### Data excerpt
--

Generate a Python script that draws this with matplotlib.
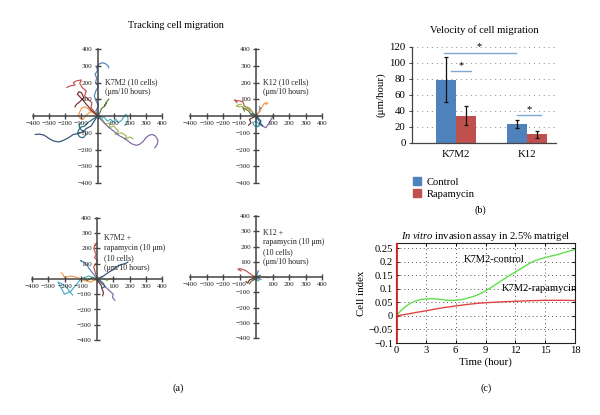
import matplotlib
matplotlib.use("Agg")
import matplotlib.pyplot as plt
from matplotlib.patches import Patch
import numpy as np

plt.rcParams['font.family'] = ['Liberation Serif', 'DejaVu Serif']
plt.rcParams['mathtext.fontset'] = 'custom'
plt.rcParams['mathtext.rm'] = 'Liberation Serif'
plt.rcParams['mathtext.it'] = 'Liberation Serif:italic'

# ---------------- data ----------------
track_ticks = [-400, -300, -200, -100, 0, 100, 200, 300, 400]
track_colors = ['#4F81BD', '#C0504D', '#9BBB59', '#8064A2', '#4BACC6',
                '#F79646', '#2C4D75', '#772C2A', '#5F7530', '#276A7C']

# (x list, y list) per cell, micrometres over 10 hours
k7m2_tracks = [
    ([0, -10, 5, -8, -20, -10, 5, -12, -5, -15, 0, -5, 10, 30, 50, 65, 70],
     [0, 30, 60, 90, 120, 150, 175, 200, 225, 250, 270, 290, 310, 318, 312, 300, 288]),
    ([0, -20, -40, -35, -60, -80, -70, -95, -110, -100, -130, -150, -140, -170, -190],
     [0, 25, 50, 80, 100, 120, 150, 170, 195, 215, 210, 200, 185, 180, 170]),
    ([0, 30, 50, 80, 70, 100, 130, 110, 150, 180, 170, 200, 220],
     [0, -20, -50, -40, -70, -60, -90, -110, -100, -120, -140, -125, -135]),
    ([0, 30, 60, 100, 130, 160, 190, 210, 240, 260, 285, 300, 320, 340, 360, 375, 370, 355],
     [0, -30, -60, -90, -115, -130, -150, -165, -175, -170, -150, -130, -115, -110, -120, -145, -170, -190]),
    ([0, 20, 40, 60, 80, 100, 115, 130, 150, 160, 175, 185, 190, 180, 170],
     [0, -15, -5, -30, -20, -35, -20, -40, -25, -10, 10, 0, -25, -40, -55]),
    ([0, -20, -40, -60, -80, -100, -110, -120, -105, -90, -70, -50, -30],
     [0, 15, 25, 45, 55, 45, 25, 0, -15, -20, 5, 20, 35]),
    ([0, -20, -40, -70, -90, -120, -150, -180, -210, -240, -270, -300, -330, -360, -385],
     [0, -30, -60, -75, -95, -105, -110, -130, -145, -155, -150, -135, -115, -108, -110]),
    ([0, -20, -40, -55, -70, -90, -110, -125, -115, -100, -85, -110, -130, -140],
     [0, 20, 35, 55, 70, 95, 115, 130, 145, 140, 110, 85, 70, 55]),
    ([0, 15, 25, 40, 55, 45, 60, 70],
     [0, 20, 45, 55, 80, 60, 90, 100]),
    ([0, -30, -60, -80, -100, -115, -125, -110, -90, -70, -80, -100, -115, -105],
     [0, -20, -40, -60, -65, -80, -105, -125, -130, -110, -90, -85, -60, -40]),
]
k12_tracks = [
    ([0, 10, 25, 20, 30, 20], [0, 15, 30, 40, 45, 55]),
    ([0, -20, -35, -50, -70, -80, -100, -120, -130, -115],
     [0, 20, 35, 50, 60, 85, 90, 92, 96, 80]),
    ([0, -20, -40, -55, -70, -100, -120, -105, -90],
     [0, 20, 50, 45, 60, 55, 60, 68, 70]),
    ([0, 20, 40, 60, 80, 95, 105], [0, -30, -60, -70, -40, -15, 5]),
    ([0, 10, 30, 20, -10, -20, 0, 20, 10], [0, -20, -40, -60, -60, -40, -30, -50, -65]),
    ([0, 15, 30, 40, 50, 65, 70, 60], [0, 20, 40, 60, 75, 80, 75, 70]),
    ([0, 15, 30, 20, 40], [0, -15, -30, -45, -60]),
    ([0, -20, -40, -30, -45], [0, -10, -20, -40, -55]),
    ([0, -30, -45, -60, -80, -70], [0, 10, 30, 40, 50, 30]),
    ([0, -10, -20, -30], [0, 5, 15, 10]),
]
k7m2_rapa_tracks = [
    ([0, -20, -35, -50, -60, -80, -100, -90], [0, 30, 50, 70, 90, 110, 120, 115]),
    ([0, -10, -20, 5, -15, -5, -20, -10, 0, -15], [0, 40, 80, 120, 140, 160, 200, 230, 235, 215]),
    ([0, 30, 60, 90, 110], [0, 10, -10, 5, 0]),
    ([0, 30, 60, 80, 100, 95, 110], [0, -30, -60, -80, -100, -120, -140]),
    ([0, -50, -100, -130, -160, -200, -240, -220, -190, -170, -150],
     [0, 20, 0, -40, -80, -100, -20, -30, -50, -80, -105]),
    ([0, -40, -80, -120, -160, -200, -210, -220], [0, -20, -10, 10, 20, 10, 30, 40]),
    ([0, 40, 80, 100, 120, 150, 170, 190], [0, 20, 50, 60, 80, 95, 100, 110]),
    ([0, 10, 25, 30, 40, 35], [0, -20, -40, -60, -90, -110]),
    ([0, -30, -60, -80], [0, 10, -10, 5]),
    ([0, 20, 40, 50, 30], [0, -10, -30, -50, -60]),
]
k12_rapa_tracks = [
    ([0, 5, 10, 15], [0, 15, 30, 40]),
    ([0, -20, -40, -60, -80, -100, -110, -90], [0, 10, 25, 40, 50, 55, 50, 40]),
    ([0, 20, 40, 60, 80], [0, -5, 0, -3, -5]),
    ([0, 15, 30], [0, -10, -15]),
    ([0, 10, 20, 10], [0, -10, -20, -25]),
    ([0, -10, -20], [0, 10, 5]),
    ([0, -5, -15], [0, -15, -20]),
    ([0, -20, -40, -50, -60], [0, -10, -20, -40, -30]),
    ([0, -15, -30, -40], [0, -15, -30, -45]),
    ([0, 10, 25], [0, 5, 10]),
]

vel_categories = ['K7M2', 'K12']
vel_control = [79, 24]
vel_control_err = [28, 5]
vel_rapa = [34, 11]
vel_rapa_err = [12, 4.5]
vel_ticks = [0, 20, 40, 60, 80, 100, 120]

inv_t_green = [0, 0.5, 1, 1.5, 2, 2.5, 3, 3.5, 4, 4.5, 5, 5.5, 6, 6.5, 7, 7.5, 8, 8.5, 9,
               9.5, 10, 10.5, 11, 11.5, 12, 12.5, 13, 13.5, 14, 14.5, 15, 15.5, 16, 16.5, 17, 17.5, 18]
inv_control = [0, 0.02, 0.036, 0.048, 0.056, 0.061, 0.063, 0.064, 0.063, 0.061, 0.059, 0.058,
               0.058, 0.06, 0.064, 0.069, 0.075, 0.083, 0.093, 0.104, 0.116, 0.128, 0.14, 0.152,
               0.163, 0.174, 0.185, 0.196, 0.205, 0.211, 0.216, 0.221, 0.225, 0.23, 0.236, 0.241, 0.246]
inv_t_red = [0, 1, 2, 3, 4, 5, 6, 7, 8, 9, 10, 11, 12, 13, 14, 15, 16, 17, 18]
inv_rapa = [0, 0.006, 0.013, 0.019, 0.026, 0.032, 0.037, 0.042, 0.046, 0.049, 0.051,
            0.053, 0.054, 0.056, 0.057, 0.058, 0.058, 0.058, 0.057]
inv_xticks = [0, 3, 6, 9, 12, 15, 18]
inv_yticks = [-0.1, -0.05, 0, 0.05, 0.1, 0.15, 0.2, 0.25]
inv_yticklabels = ['\u22120.1', '\u22120.05', '0', '0.05', '0.1', '0.15', '0.2', '0.25']

# ---------------- figure ----------------
W, H = 600, 415
fig = plt.figure(figsize=(6.0, 4.15), dpi=100)

def rect(l, t, r, b):
    return [l / W, 1 - b / H, (r - l) / W, (b - t) / H]

def fx(x):
    return x / W

def fy(y):
    return 1 - y / H

axis_col = '#444444'

def track_axes(r, tracks):
    ax = fig.add_axes(r)
    for i, (xs, ys) in enumerate(tracks):
        ax.plot(xs, ys, color=track_colors[i % len(track_colors)], lw=0.85, zorder=1)
    ax.set_xlim(-400, 400)
    ax.set_ylim(-400, 400)
    ax.spines['left'].set_position(('data', 0))
    ax.spines['bottom'].set_position(('data', 0))
    for s in ['top', 'right']:
        ax.spines[s].set_visible(False)
    for s in ['left', 'bottom']:
        ax.spines[s].set_color(axis_col)
        ax.spines[s].set_linewidth(1.1)
        ax.spines[s].set_zorder(3)
    ax.set_xticks(track_ticks)
    ax.set_yticks(track_ticks)
    lab = ['' if v == 0 else ('\u2212%d' % -v if v < 0 else str(v)) for v in track_ticks]
    ax.set_xticklabels(lab)
    ax.set_yticklabels(lab)
    ax.tick_params(direction='inout', length=4.5, width=1.0, color=axis_col,
                   labelsize=5.2, pad=1.5, labelcolor='#222222')
    ax.patch.set_alpha(0)
    return ax

ax1 = track_axes(rect(33, 49, 162, 183), k7m2_tracks)
ax1.text(45, 175, 'K7M2 (10 cells)\n(\u03bcm/10 hours)', fontsize=5.8, ha='left', va='center',
         color='#222222', linespacing=1.3)
ax2 = track_axes(rect(190, 49, 322, 183), k12_tracks)
ax2.text(45, 175, 'K12 (10 cells)\n(\u03bcm/10 hours)', fontsize=5.8, ha='left', va='center',
         color='#222222', linespacing=1.3)
ax3 = track_axes(rect(32, 218, 162, 340), k7m2_rapa_tracks)
ax3.text(45, 170, 'K7M2 +\nrapamycin (10 \u03bcm)\n(10 cells)\n(\u03bcm/10 hours)', fontsize=5.8,
         ha='left', va='center', color='#222222', linespacing=1.3)
ax4 = track_axes(rect(190, 216, 322, 338), k12_rapa_tracks)
ax4.text(45, 195, 'K12 +\nrapamycin (10 \u03bcm)\n(10 cells)\n(\u03bcm/10 hours)', fontsize=5.8,
         ha='left', va='center', color='#222222', linespacing=1.3)

fig.text(fx(176), fy(25), 'Tracking cell migration', fontsize=7.3, ha='center', va='center')
fig.text(fx(178), fy(388), '(a)', fontsize=7.3, ha='center', va='center')

# ---------------- panel b ----------------
axb = fig.add_axes(rect(412, 47, 556, 143))
x = np.arange(len(vel_categories))
bw = 0.28
axb.bar(x - bw / 2, vel_control, bw, color='#4F81BD', zorder=2)
axb.bar(x + bw / 2, vel_rapa, bw, color='#C0504D', zorder=2)
axb.errorbar(x - bw / 2, vel_control, yerr=vel_control_err, fmt='none', ecolor='#111111',
             elinewidth=0.9, capsize=1.5, capthick=0.9, zorder=3)
axb.errorbar(x + bw / 2, vel_rapa, yerr=vel_rapa_err, fmt='none', ecolor='#111111',
             elinewidth=0.9, capsize=1.5, capthick=0.9, zorder=3)
axb.set_xlim(-0.62, 1.41)
axb.set_ylim(0, 120)
axb.set_yticks(vel_ticks)
axb.set_xticks(x)
axb.set_xticklabels(vel_categories)
axb.yaxis.grid(True, linestyle=(0, (1, 4)), color='#888888', lw=0.7, zorder=0)
for s in ['top', 'right']:
    axb.spines[s].set_visible(False)
for s in ['left', 'bottom']:
    axb.spines[s].set_color(axis_col)
    axb.spines[s].set_linewidth(0.9)
axb.tick_params(axis='y', length=2.5, width=0.8, color=axis_col, labelsize=7.8, pad=2)
axb.tick_params(axis='x', length=0, labelsize=7.8, pad=5)
axb.set_ylabel('(\u03bcm/hour)', fontsize=7.8, labelpad=3)
sig_col = '#7FA7D4'
axb.plot([-0.17, 0.845], [113, 113], color=sig_col, lw=1.0, clip_on=False)
axb.text(0.33, 114.5, '*', fontsize=7.5, ha='center', va='bottom')
axb.plot([-0.07, 0.21], [89.5, 89.5], color=sig_col, lw=1.0)
axb.text(0.07, 91, '*', fontsize=7.5, ha='center', va='bottom')
axb.plot([0.86, 1.2], [34.5, 34.5], color=sig_col, lw=1.0)
axb.text(1.03, 36, '*', fontsize=7.5, ha='center', va='bottom')
axb.set_title('Velocity of cell migration', fontsize=7.6, pad=10)
leg = axb.legend(handles=[Patch(color='#4F81BD', label='Control'),
                          Patch(color='#C0504D', label='Rapamycin')],
                 loc='upper left', bbox_to_anchor=(fx(408), fy(172)),
                 bbox_transform=fig.transFigure, frameon=False, fontsize=7.6,
                 handlelength=0.7, handleheight=0.7, handletextpad=0.6,
                 labelspacing=0.25, borderpad=0)
fig.text(fx(480), fy(210), '(b)', fontsize=7.3, ha='center', va='center')

# ---------------- panel c ----------------
axc = fig.add_axes(rect(396, 243, 575, 343))
axc.plot(inv_t_green, inv_control, color='#5EE04A', lw=1.0, zorder=3)
axc.plot(inv_t_red, inv_rapa, color='#E04545', lw=1.0, zorder=3)
axc.axvline(0, color='#D42020', lw=2.0, zorder=4)
axc.set_xlim(0, 18)
axc.set_ylim(-0.1, 0.27)
axc.set_xticks(inv_xticks)
axc.set_yticks(inv_yticks)
axc.set_yticklabels(inv_yticklabels)
axc.grid(True, linestyle=(0, (1, 3)), color='#555555', lw=0.7, zorder=0)
for s in axc.spines.values():
    s.set_color('#222222')
    s.set_linewidth(0.8)
axc.tick_params(direction='in', length=2, width=0.7, top=True, right=True,
                labelsize=7.6, pad=2)
axc.set_xlabel('Time (hour)', fontsize=7.8, labelpad=2)
axc.set_ylabel('Cell index', fontsize=7.8, labelpad=2)
axc.text(9.9, 0.21, 'K7M2-control', fontsize=7.6, ha='center', va='center', zorder=5)
axc.text(14.4, 0.1, 'K7M2-rapamycin', fontsize=7.6, ha='center', va='center', zorder=5)
axc.set_title('$\\mathit{In\\ vitro}$ invasion assay in 2.5% matrigel', fontsize=7.6, pad=3)
fig.text(fx(486), fy(388), '(c)', fontsize=7.3, ha='center', va='center')

fig.savefig('out.png', dpi=100)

--

### Aim
Repeat, word for word and with no pictures, only the lines running from the beginning of the data to the line that contains "import numpy as np".

### Full answer
Generate a Python script that draws this with matplotlib.
import matplotlib
matplotlib.use("Agg")
import matplotlib.pyplot as plt
from matplotlib.patches import Patch
import numpy as np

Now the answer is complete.